--- Supplied material ---
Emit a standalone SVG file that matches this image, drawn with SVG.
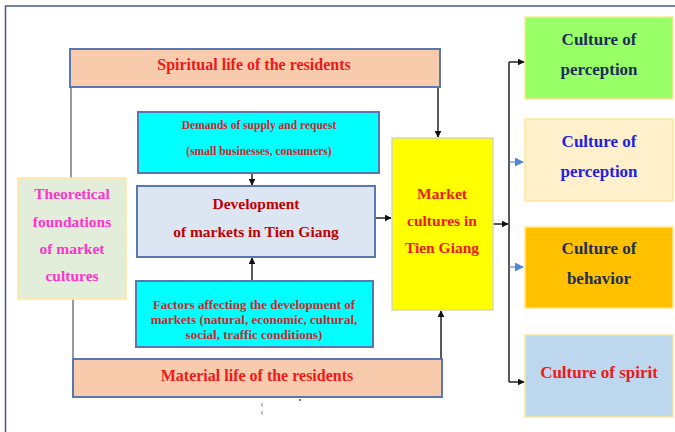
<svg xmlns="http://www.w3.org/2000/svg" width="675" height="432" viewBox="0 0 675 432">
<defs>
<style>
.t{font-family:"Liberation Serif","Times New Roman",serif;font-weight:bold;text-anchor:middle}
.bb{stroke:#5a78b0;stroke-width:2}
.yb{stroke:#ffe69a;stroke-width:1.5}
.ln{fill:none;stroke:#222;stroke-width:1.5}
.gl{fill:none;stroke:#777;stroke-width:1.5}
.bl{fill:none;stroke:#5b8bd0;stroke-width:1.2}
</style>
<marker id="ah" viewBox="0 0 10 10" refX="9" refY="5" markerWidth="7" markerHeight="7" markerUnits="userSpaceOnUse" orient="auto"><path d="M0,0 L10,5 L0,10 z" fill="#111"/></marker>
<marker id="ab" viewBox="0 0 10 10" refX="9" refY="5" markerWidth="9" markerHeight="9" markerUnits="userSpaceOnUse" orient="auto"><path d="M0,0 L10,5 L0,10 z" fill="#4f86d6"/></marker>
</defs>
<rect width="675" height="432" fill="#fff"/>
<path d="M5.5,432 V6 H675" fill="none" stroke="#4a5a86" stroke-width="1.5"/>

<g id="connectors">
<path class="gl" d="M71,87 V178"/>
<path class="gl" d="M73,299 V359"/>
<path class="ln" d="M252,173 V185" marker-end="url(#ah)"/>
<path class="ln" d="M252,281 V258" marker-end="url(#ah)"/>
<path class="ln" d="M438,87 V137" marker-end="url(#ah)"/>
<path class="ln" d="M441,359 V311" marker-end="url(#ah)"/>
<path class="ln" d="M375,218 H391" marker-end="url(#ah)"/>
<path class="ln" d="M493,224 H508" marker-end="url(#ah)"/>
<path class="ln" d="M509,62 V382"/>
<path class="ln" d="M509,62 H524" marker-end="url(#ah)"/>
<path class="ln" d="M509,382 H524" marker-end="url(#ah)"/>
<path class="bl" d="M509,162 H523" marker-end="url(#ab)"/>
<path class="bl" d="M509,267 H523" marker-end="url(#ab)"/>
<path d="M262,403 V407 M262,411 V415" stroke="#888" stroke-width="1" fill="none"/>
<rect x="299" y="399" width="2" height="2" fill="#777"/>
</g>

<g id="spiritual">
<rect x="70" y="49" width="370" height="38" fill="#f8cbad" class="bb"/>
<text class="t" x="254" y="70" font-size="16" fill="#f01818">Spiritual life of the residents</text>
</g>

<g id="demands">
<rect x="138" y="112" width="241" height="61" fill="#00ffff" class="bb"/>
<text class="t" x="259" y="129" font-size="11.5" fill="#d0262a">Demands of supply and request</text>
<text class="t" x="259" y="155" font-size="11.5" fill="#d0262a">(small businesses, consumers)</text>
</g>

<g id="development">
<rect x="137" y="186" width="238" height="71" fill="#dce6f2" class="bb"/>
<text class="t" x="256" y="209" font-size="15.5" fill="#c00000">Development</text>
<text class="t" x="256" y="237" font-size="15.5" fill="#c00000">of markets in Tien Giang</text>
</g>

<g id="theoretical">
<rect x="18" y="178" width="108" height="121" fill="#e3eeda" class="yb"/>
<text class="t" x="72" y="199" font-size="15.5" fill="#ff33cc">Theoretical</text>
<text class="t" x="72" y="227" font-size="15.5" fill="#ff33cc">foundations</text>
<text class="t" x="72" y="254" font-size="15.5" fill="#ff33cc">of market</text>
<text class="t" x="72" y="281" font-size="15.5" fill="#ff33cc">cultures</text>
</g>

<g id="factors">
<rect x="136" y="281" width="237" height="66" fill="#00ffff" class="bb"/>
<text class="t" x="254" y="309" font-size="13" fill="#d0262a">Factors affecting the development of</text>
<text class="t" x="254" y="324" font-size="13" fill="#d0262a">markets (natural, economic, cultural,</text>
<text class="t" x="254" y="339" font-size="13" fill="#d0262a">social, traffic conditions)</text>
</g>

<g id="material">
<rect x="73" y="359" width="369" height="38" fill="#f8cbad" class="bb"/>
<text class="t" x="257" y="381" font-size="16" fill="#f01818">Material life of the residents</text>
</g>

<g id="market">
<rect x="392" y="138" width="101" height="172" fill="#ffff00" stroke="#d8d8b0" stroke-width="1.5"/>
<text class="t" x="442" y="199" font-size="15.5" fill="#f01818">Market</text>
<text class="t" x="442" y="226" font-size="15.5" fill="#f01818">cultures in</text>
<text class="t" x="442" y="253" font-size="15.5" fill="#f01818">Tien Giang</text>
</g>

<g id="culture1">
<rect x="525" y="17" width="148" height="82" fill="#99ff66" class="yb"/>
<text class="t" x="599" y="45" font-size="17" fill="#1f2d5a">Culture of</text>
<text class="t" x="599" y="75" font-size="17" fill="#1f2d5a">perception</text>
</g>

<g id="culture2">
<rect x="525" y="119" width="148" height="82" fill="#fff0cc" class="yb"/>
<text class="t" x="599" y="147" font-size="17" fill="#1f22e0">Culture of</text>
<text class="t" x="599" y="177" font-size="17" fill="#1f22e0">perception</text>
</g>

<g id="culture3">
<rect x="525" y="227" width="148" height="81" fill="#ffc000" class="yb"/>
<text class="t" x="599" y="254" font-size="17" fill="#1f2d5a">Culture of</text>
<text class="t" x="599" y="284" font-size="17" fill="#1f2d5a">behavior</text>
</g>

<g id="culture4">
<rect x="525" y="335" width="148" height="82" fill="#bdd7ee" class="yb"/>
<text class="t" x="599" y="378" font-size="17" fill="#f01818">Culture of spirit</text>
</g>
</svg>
---
What the task requires
Reproduce the data verbatim. Do not carry any picture into the copy.

Full response
Emit a standalone SVG file that matches this image, drawn with SVG.
<svg xmlns="http://www.w3.org/2000/svg" width="675" height="432" viewBox="0 0 675 432">
<defs>
<style>
.t{font-family:"Liberation Serif","Times New Roman",serif;font-weight:bold;text-anchor:middle}
.bb{stroke:#5a78b0;stroke-width:2}
.yb{stroke:#ffe69a;stroke-width:1.5}
.ln{fill:none;stroke:#222;stroke-width:1.5}
.gl{fill:none;stroke:#777;stroke-width:1.5}
.bl{fill:none;stroke:#5b8bd0;stroke-width:1.2}
</style>
<marker id="ah" viewBox="0 0 10 10" refX="9" refY="5" markerWidth="7" markerHeight="7" markerUnits="userSpaceOnUse" orient="auto"><path d="M0,0 L10,5 L0,10 z" fill="#111"/></marker>
<marker id="ab" viewBox="0 0 10 10" refX="9" refY="5" markerWidth="9" markerHeight="9" markerUnits="userSpaceOnUse" orient="auto"><path d="M0,0 L10,5 L0,10 z" fill="#4f86d6"/></marker>
</defs>
<rect width="675" height="432" fill="#fff"/>
<path d="M5.5,432 V6 H675" fill="none" stroke="#4a5a86" stroke-width="1.5"/>

<g id="connectors">
<path class="gl" d="M71,87 V178"/>
<path class="gl" d="M73,299 V359"/>
<path class="ln" d="M252,173 V185" marker-end="url(#ah)"/>
<path class="ln" d="M252,281 V258" marker-end="url(#ah)"/>
<path class="ln" d="M438,87 V137" marker-end="url(#ah)"/>
<path class="ln" d="M441,359 V311" marker-end="url(#ah)"/>
<path class="ln" d="M375,218 H391" marker-end="url(#ah)"/>
<path class="ln" d="M493,224 H508" marker-end="url(#ah)"/>
<path class="ln" d="M509,62 V382"/>
<path class="ln" d="M509,62 H524" marker-end="url(#ah)"/>
<path class="ln" d="M509,382 H524" marker-end="url(#ah)"/>
<path class="bl" d="M509,162 H523" marker-end="url(#ab)"/>
<path class="bl" d="M509,267 H523" marker-end="url(#ab)"/>
<path d="M262,403 V407 M262,411 V415" stroke="#888" stroke-width="1" fill="none"/>
<rect x="299" y="399" width="2" height="2" fill="#777"/>
</g>

<g id="spiritual">
<rect x="70" y="49" width="370" height="38" fill="#f8cbad" class="bb"/>
<text class="t" x="254" y="70" font-size="16" fill="#f01818">Spiritual life of the residents</text>
</g>

<g id="demands">
<rect x="138" y="112" width="241" height="61" fill="#00ffff" class="bb"/>
<text class="t" x="259" y="129" font-size="11.5" fill="#d0262a">Demands of supply and request</text>
<text class="t" x="259" y="155" font-size="11.5" fill="#d0262a">(small businesses, consumers)</text>
</g>

<g id="development">
<rect x="137" y="186" width="238" height="71" fill="#dce6f2" class="bb"/>
<text class="t" x="256" y="209" font-size="15.5" fill="#c00000">Development</text>
<text class="t" x="256" y="237" font-size="15.5" fill="#c00000">of markets in Tien Giang</text>
</g>

<g id="theoretical">
<rect x="18" y="178" width="108" height="121" fill="#e3eeda" class="yb"/>
<text class="t" x="72" y="199" font-size="15.5" fill="#ff33cc">Theoretical</text>
<text class="t" x="72" y="227" font-size="15.5" fill="#ff33cc">foundations</text>
<text class="t" x="72" y="254" font-size="15.5" fill="#ff33cc">of market</text>
<text class="t" x="72" y="281" font-size="15.5" fill="#ff33cc">cultures</text>
</g>

<g id="factors">
<rect x="136" y="281" width="237" height="66" fill="#00ffff" class="bb"/>
<text class="t" x="254" y="309" font-size="13" fill="#d0262a">Factors affecting the development of</text>
<text class="t" x="254" y="324" font-size="13" fill="#d0262a">markets (natural, economic, cultural,</text>
<text class="t" x="254" y="339" font-size="13" fill="#d0262a">social, traffic conditions)</text>
</g>

<g id="material">
<rect x="73" y="359" width="369" height="38" fill="#f8cbad" class="bb"/>
<text class="t" x="257" y="381" font-size="16" fill="#f01818">Material life of the residents</text>
</g>

<g id="market">
<rect x="392" y="138" width="101" height="172" fill="#ffff00" stroke="#d8d8b0" stroke-width="1.5"/>
<text class="t" x="442" y="199" font-size="15.5" fill="#f01818">Market</text>
<text class="t" x="442" y="226" font-size="15.5" fill="#f01818">cultures in</text>
<text class="t" x="442" y="253" font-size="15.5" fill="#f01818">Tien Giang</text>
</g>

<g id="culture1">
<rect x="525" y="17" width="148" height="82" fill="#99ff66" class="yb"/>
<text class="t" x="599" y="45" font-size="17" fill="#1f2d5a">Culture of</text>
<text class="t" x="599" y="75" font-size="17" fill="#1f2d5a">perception</text>
</g>

<g id="culture2">
<rect x="525" y="119" width="148" height="82" fill="#fff0cc" class="yb"/>
<text class="t" x="599" y="147" font-size="17" fill="#1f22e0">Culture of</text>
<text class="t" x="599" y="177" font-size="17" fill="#1f22e0">perception</text>
</g>

<g id="culture3">
<rect x="525" y="227" width="148" height="81" fill="#ffc000" class="yb"/>
<text class="t" x="599" y="254" font-size="17" fill="#1f2d5a">Culture of</text>
<text class="t" x="599" y="284" font-size="17" fill="#1f2d5a">behavior</text>
</g>

<g id="culture4">
<rect x="525" y="335" width="148" height="82" fill="#bdd7ee" class="yb"/>
<text class="t" x="599" y="378" font-size="17" fill="#f01818">Culture of spirit</text>
</g>
</svg>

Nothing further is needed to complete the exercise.